Westray is also where I had my first sighting of puffins!!
But these islands have much more to offer than puffins as they have also been inhabited by humans for thousands of years and the remains of some of the early human settlements remain to be appreciated by modern generations.
Largescale excavations of Norse period sites have been undertaken at Tuquoy, Quoygrew and Langskaill on Westray in recent years. Each of these was the site of a Viking-Norse settlement. Tuquoy has remains of a longhouse, a large rectangular building, and a midden (refuse dump). Quoygrew has the remains of a longhouse dating from 1100AD, used continuously until the early 20th century. Langskaill appears to have been an Iron Age settlement in use from 500 BC to the 14th century. An underground chamber was discovered in Langskaill farm in 1965. The investigation appears to indicate the abrupt disappearance of the pre-Norse culture, indicating an invasion by force by the Vikings. The Norse invaders built a large high-status settlement over the site of the earlier settlement.1
It was the Norse longhouse at Quoygrew which we saw...

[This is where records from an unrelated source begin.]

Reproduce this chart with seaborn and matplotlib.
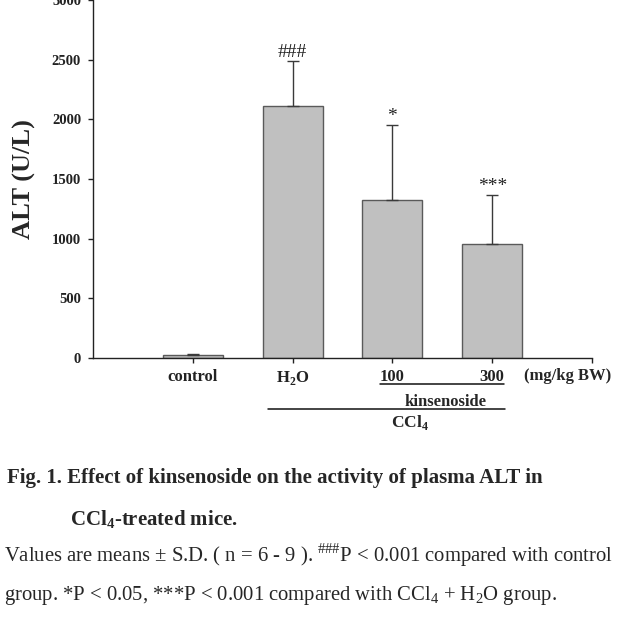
import matplotlib
matplotlib.use("Agg")
import matplotlib.pyplot as plt
import seaborn as sns
import pandas as pd
import numpy as np

groups = ["control", "H2O", "100", "300"]
tick_labels = ["control", "H$_\\mathbf{2}$O", "100", "300"]
alt_mean = [28, 2112, 1324, 958]
alt_sd = [6, 377, 629, 408]
marks = ["", "###", "*", "***"]
y_ticks = [0, 500, 1000, 1500, 2000, 2500, 3000]

sns.set_style("ticks")
plt.rcParams["font.family"] = ["Liberation Serif", "DejaVu Serif"]
plt.rcParams["mathtext.fontset"] = "custom"
plt.rcParams["mathtext.rm"] = "Liberation Serif"
plt.rcParams["mathtext.bf"] = "Liberation Serif:bold"

df = pd.DataFrame({"group": groups, "alt": alt_mean})

fig = plt.figure(figsize=(6.18, 6.30), dpi=100)
ax = fig.add_axes([93/618, 1 - 358/630, 499/618, 358/630])

sns.barplot(data=df, x="group", y="alt", order=groups, color="#c0c0c0",
            edgecolor="#5a5a5a", linewidth=1.0, width=0.6, saturation=1,
            errorbar=None, ax=ax)
x = np.arange(len(groups))
ax.errorbar(x, alt_mean, yerr=[np.zeros(len(groups)), alt_sd], fmt="none",
            ecolor="#3a3a3a", elinewidth=1.0, capsize=4, capthick=1.0)

for xi, m, s, mk in zip(x, alt_mean, alt_sd, marks):
    if mk:
        ax.annotate(mk, (xi, m + s), xytext=(0, 3), textcoords="offset points",
                    ha="center", va="baseline", fontsize=14, color="#222222")

xl = (-1.0, 4.0)
ax.set_xlim(*xl)
ax.set_ylim(0, 3000)
ax.set_yticks(y_ticks)
ax.set_yticklabels([str(v) for v in y_ticks], fontweight="bold", fontsize=10.5)
ax.set_xticks(list(x) + [xl[1]])
ax.set_xticklabels(tick_labels + [""], fontweight="bold", fontsize=12)
ax.tick_params(axis="both", direction="out", length=3.6, width=1.0, colors="#222222")
ax.tick_params(axis="y", pad=5)
ax.tick_params(axis="x", pad=4)
ax.set_xlabel("")
ax.set_ylabel("")
for sp in ["top", "right"]:
    ax.spines[sp].set_visible(False)
for sp in ["left", "bottom"]:
    ax.spines[sp].set_linewidth(1.0)
    ax.spines[sp].set_color("#222222")

def fx(px):
    return px / 618
def fy(py):
    return 1 - py / 630

fig.text(fx(24), fy(179), "ALT (U/L)", ha="center", va="center", rotation=90,
         fontsize=19, fontweight="bold")

fig.text(fx(568), fy(380), "(mg/kg BW)", ha="center", va="baseline",
         fontsize=12, fontweight="bold")
fig.add_artist(plt.Line2D([fx(380), fx(504)], [fy(383.5), fy(383.5)], color="#111111", lw=1.1))
fig.text(fx(446), fy(406), "kinsenoside", ha="center", va="baseline",
         fontsize=12, fontweight="bold")
fig.add_artist(plt.Line2D([fx(268), fx(505)], [fy(409), fy(409)], color="#111111", lw=1.1))
fig.text(fx(410), fy(427), "CCl$_\\mathbf{4}$", ha="center", va="baseline",
         fontsize=12.5, fontweight="bold")

fig.text(fx(7), fy(483), "Fig. 1. Effect of kinsenoside on the activity of plasma ALT in",
         ha="left", va="baseline", fontsize=15, fontweight="bold")
fig.text(fx(70), fy(525), "CCl$_\\mathbf{4}$-treated mice.",
         ha="left", va="baseline", fontsize=15, fontweight="bold")
fig.text(fx(4), fy(562),
         "Values are means \u00b1 S.D. ( n = 6 - 9 ). $^{\\#\\#\\#}$P < 0.001 compared with control",
         ha="left", va="baseline", fontsize=14.9)
fig.text(fx(4), fy(600),
         "group. *P < 0.05, ***P < 0.001 compared with CCl$_4$ + H$_2$O group.",
         ha="left", va="baseline", fontsize=14.9)

fig.savefig("out.png", dpi=100)
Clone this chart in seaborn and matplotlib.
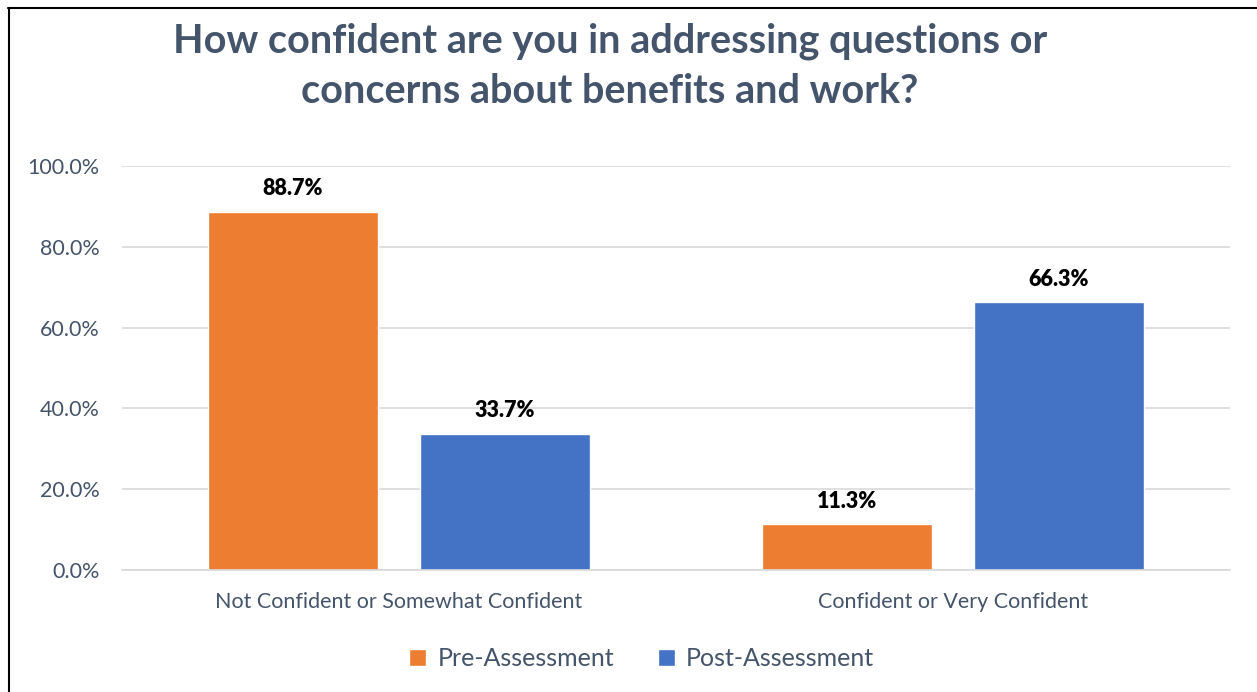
import matplotlib
matplotlib.use("Agg")
import matplotlib.pyplot as plt
import pandas as pd
import seaborn as sns
from matplotlib.lines import Line2D
from matplotlib.ticker import FuncFormatter, MultipleLocator

# Survey results (percent of respondents)
categories = ["Not Confident or Somewhat Confident", "Confident or Very Confident"]
series = ["Pre-Assessment", "Post-Assessment"]
pre_values = [88.7, 11.3]
post_values = [33.7, 66.3]
colors = ["#ED7D31", "#4472C4"]
title = "How confident are you in addressing questions or\nconcerns about benefits and work?"

df = pd.DataFrame({
    "category": categories * 2,
    "assessment": [series[0]] * len(categories) + [series[1]] * len(categories),
    "value": pre_values + post_values,
})

sns.set_theme(style="white")
plt.rcParams["font.family"] = ["Lato", "DejaVu Sans"]

text_color = "#44546A"
grid_color = "#D9D9D9"

W, H = 1257, 692
fig = plt.figure(figsize=(W / 100, H / 100), dpi=100)
ax = fig.add_axes([122 / W, 122 / H, 1108 / W, 404 / H])

sns.barplot(data=df, x="category", y="value", hue="assessment",
            palette=colors, width=0.766, gap=0.2, ax=ax,
            saturation=1, legend=True)

ax.set_ylim(0, 100)
ax.set_xlim(-0.5, 1.5)
ax.yaxis.set_major_locator(MultipleLocator(20))
ax.yaxis.set_major_formatter(FuncFormatter(lambda v, _: f"{v:.1f}%"))
ax.grid(axis="y", color=grid_color, linewidth=1.2)
ax.set_axisbelow(True)
for side in ["left", "right", "top"]:
    ax.spines[side].set_visible(False)
ax.spines["bottom"].set_color(grid_color)
ax.spines["bottom"].set_linewidth(1.2)
ax.tick_params(axis="both", length=0, labelsize=15.5, colors=text_color)
ax.tick_params(axis="y", pad=16)
ax.tick_params(axis="x", pad=16)
ax.set_xlabel("")
ax.set_ylabel("")

for container in ax.containers:
    ax.bar_label(container, labels=[f"{b.get_height():.1f}%" for b in container],
                 padding=9, fontsize=15.5, fontweight="heavy", color="black")

handles, labels = ax.get_legend_handles_labels()
ax.legend(handles, labels, loc="center", bbox_to_anchor=(0.469, -0.22),
          ncol=2, frameon=False, fontsize=18, handlelength=0.68, handleheight=0.68,
          handletextpad=0.45, columnspacing=1.75, labelcolor=text_color)

fig.text(610 / W, 1 - 66 / H, title, ha="center", va="center", fontsize=28.5,
         fontweight="bold", color=text_color, linespacing=1.45)

# Chart frame edges
fig.add_artist(Line2D([8 / W, 1], [1 - 8 / H, 1 - 8 / H], color="black", linewidth=1.5,
                      transform=fig.transFigure))
fig.add_artist(Line2D([9 / W, 9 / W], [0, 1 - 8 / H], color="black", linewidth=1.5,
                      transform=fig.transFigure))

fig.savefig("out.png", dpi=100, facecolor="white")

It was at Noltland on Westray too, that one of the most impressive castles in Orkney, and indeed the Northern Isles, was built, Noltland Castle. The castle was commissioned in the 1560s by Gilbert Balfour, who probably played the leading role in the murder of Lord Darnley, consort of Mary, Queen of Scots. Balfour married Margaret Bothwell, the sister of Adam Bothwell, Bishop of Orkney who endowed him with Westray, when it was episcopal property. The Castle is situated above the Bay of Pierowall, was built in the 1560s. It is notable for an unusually large spiral staircase, "second only to Fyvie Castle, while its triple tiers of gunloops are without parallel in Scotland, if not Europe". However, Balfour was executed by the Swedes before he could use it.1
The visit to Papa Westray in the afternoon was a relaxing walk to see some of the native life!!
We walked through a field of cows and wildflowers and were lucky enough to see a Scottish Primrose - only found in Orkney and northern coast of mainland Scotland and nowhere else in the world - so pretty special. The Scottish Primrose is seen below bottom centre.
We did see many birds but too far away for my phone camera. If you ever decide to do a trip similar to this one I have done go prepared with a good camera.
I did however see some wonderful street art which is remarkable given that the population of Papa Westray is about 70 and I think they all have the soul of an artist!!!
I couldn't find anything specific explaining the murals which obviously feature the local life of this community.
I did find the following information:
Explore Papa Westray's rich local history and enjoy films, audio recordings, photos, books, information and events in our modern heritage, art & craft centre. Refurbished in 2016, The Kelp Store is great source of local archive information as well as a venue for the OY Arts Festival and many other local arts, crafts, music and cultural activities. Open 7 days a week, entry is by donation towards the cost of maintaining this historic community building.2
This is a beautiful little island and I would like very much to know more about the artists who live there. I have found the following site which gives us more insight into the cultural life on Papay.
There will be a break from the posts on my visit to the northern islands of Scotland for a few days as I travel back to Australia. But I will be back with more as we travelled from the Orkney Islands across the north of Scotland to the Outer Hebrides in the northwest and then on to visiting the numerous islands which are found on the west coast.